For everyone else, buy jewelry to wear it. Enjoy it. Pass it down. Consider any financial return a bonus, not the plan. The true value is in the wearing, not the waiting.
Frequently Asked Questions
Does jewelry go up in value?
Some jewelry goes up in value, but most does not. Branded pieces from houses like Cartier, rare vintage items, and jewelry with exceptional gemstones can appreciate. Standard gold and diamond jewelry from a mall retailer typically loses significant value the moment you buy it and may take years to recover its purchase price based on metal value alone.
What type of jewelry is best for investment?

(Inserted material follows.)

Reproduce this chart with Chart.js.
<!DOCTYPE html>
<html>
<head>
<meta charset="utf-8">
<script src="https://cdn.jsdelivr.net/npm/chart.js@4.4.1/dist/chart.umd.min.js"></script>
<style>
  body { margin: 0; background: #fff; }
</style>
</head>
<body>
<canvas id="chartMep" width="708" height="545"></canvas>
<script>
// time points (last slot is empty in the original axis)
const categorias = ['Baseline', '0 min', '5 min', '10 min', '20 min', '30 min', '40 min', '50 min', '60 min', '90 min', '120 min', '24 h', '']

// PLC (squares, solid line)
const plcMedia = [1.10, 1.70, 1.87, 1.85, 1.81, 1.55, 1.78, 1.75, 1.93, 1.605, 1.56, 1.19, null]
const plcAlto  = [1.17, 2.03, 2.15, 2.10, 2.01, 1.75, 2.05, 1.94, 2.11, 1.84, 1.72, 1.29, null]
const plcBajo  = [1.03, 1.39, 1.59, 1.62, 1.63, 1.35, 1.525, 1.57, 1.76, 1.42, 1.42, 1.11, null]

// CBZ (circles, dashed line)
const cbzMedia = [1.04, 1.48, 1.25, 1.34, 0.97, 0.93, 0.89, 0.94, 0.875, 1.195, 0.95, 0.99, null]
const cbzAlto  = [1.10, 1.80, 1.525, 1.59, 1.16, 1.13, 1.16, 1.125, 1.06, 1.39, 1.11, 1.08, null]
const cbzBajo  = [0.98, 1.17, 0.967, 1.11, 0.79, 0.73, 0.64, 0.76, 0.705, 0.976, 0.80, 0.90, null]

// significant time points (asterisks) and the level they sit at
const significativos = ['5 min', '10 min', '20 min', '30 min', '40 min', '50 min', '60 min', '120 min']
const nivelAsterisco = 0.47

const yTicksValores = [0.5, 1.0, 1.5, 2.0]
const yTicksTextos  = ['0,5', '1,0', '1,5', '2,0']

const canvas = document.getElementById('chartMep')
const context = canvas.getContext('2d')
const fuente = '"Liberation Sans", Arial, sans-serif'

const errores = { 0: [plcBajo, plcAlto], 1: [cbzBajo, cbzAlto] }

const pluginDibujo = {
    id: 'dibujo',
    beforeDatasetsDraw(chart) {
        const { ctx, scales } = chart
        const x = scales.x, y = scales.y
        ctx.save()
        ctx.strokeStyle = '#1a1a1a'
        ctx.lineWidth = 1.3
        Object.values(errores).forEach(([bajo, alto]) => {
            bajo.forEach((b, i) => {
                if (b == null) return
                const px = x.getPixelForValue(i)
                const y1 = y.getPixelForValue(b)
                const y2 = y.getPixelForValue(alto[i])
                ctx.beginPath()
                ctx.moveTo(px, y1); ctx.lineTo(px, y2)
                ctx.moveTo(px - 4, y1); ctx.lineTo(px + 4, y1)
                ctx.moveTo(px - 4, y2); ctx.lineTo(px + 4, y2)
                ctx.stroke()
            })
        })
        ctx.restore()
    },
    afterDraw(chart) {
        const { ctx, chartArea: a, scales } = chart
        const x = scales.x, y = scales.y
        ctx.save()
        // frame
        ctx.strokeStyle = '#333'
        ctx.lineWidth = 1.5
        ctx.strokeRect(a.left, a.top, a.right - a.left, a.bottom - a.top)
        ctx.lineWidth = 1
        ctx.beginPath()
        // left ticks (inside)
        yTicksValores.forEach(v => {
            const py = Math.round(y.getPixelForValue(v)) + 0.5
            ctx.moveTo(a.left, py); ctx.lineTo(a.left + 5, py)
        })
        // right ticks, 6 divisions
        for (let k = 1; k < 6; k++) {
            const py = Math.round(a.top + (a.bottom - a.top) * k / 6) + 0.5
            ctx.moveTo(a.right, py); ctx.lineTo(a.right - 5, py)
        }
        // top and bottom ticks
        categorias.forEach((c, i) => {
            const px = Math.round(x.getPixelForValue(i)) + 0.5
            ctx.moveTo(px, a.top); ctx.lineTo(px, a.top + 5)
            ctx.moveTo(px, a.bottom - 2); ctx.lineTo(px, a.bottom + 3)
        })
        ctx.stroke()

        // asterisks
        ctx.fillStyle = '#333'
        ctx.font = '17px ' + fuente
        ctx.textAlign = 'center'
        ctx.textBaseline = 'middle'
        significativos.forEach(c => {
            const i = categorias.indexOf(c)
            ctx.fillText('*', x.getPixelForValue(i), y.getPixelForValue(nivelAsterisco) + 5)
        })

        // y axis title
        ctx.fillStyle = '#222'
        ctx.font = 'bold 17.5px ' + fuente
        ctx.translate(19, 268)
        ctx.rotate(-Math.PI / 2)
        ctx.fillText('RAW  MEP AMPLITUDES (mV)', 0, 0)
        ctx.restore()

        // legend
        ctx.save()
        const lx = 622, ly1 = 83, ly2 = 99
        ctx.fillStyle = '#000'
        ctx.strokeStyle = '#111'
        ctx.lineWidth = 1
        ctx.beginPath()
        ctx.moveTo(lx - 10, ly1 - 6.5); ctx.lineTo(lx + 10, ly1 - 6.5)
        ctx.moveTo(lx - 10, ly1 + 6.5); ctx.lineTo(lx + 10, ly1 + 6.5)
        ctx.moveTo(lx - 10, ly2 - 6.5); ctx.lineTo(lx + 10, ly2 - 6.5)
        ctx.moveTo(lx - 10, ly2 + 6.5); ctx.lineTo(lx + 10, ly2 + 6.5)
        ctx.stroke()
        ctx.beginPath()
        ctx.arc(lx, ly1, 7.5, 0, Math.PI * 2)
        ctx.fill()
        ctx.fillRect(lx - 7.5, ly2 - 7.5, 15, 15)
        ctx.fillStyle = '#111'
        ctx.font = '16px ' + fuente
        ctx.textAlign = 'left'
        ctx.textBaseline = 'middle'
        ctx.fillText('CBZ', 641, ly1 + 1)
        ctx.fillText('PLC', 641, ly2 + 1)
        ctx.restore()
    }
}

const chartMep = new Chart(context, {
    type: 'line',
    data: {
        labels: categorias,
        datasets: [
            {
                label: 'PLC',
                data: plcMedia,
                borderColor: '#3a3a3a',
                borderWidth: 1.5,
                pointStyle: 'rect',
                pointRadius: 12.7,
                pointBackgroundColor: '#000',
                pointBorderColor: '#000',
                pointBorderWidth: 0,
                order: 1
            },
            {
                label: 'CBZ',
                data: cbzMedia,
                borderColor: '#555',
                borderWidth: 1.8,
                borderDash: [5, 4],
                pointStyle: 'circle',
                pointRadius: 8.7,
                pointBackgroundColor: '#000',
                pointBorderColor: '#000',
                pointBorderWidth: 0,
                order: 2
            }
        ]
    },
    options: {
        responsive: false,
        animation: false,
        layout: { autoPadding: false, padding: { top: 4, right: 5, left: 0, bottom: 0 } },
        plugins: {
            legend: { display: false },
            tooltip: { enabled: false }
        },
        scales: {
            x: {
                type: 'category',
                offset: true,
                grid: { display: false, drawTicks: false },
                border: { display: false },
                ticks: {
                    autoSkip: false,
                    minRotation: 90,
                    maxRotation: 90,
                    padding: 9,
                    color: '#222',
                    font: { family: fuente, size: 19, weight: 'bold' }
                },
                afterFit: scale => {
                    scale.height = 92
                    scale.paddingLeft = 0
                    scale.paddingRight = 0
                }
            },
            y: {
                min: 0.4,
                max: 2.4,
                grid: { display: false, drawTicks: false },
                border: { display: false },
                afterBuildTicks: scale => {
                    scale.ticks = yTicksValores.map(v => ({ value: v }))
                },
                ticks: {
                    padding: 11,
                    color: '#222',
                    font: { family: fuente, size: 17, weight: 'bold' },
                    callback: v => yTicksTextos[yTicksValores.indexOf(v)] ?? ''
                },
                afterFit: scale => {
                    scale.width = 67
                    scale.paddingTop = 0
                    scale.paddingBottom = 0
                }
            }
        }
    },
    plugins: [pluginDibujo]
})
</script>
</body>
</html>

The best jewelry for investment falls into three categories: signed pieces from heritage luxury houses (e.g., Van Cleef & Arpels, Harry Winston), high-quality vintage jewelry from sought-after eras (e.g., Art Deco, Retro), and pieces featuring rare, untreated gemstones like pigeon’s blood ruby or cornflower blue sapphire. These have markets beyond raw material weight.
Is gold jewelry an investment?
Gold jewelry is a very poor financial investment. You pay a substantial retail markup (the “making charge”) that you will not recoup when selling. The resale value is primarily the melt value of the gold, which can take 5-7 years of price appreciation to match your original purchase price. It is a store of value, not an appreciating asset.
How do I start investing in jewelry?
Start by educating yourself, not by buying. Learn to identify hallmarks and quality stamps. Follow auction results for brands and categories you like. Build a relationship with a reputable estate jeweler or auction house specialist. Your first purchase should be a modest, verified piece from a known maker, complete with its original packaging and papers. Always get an independent appraisal.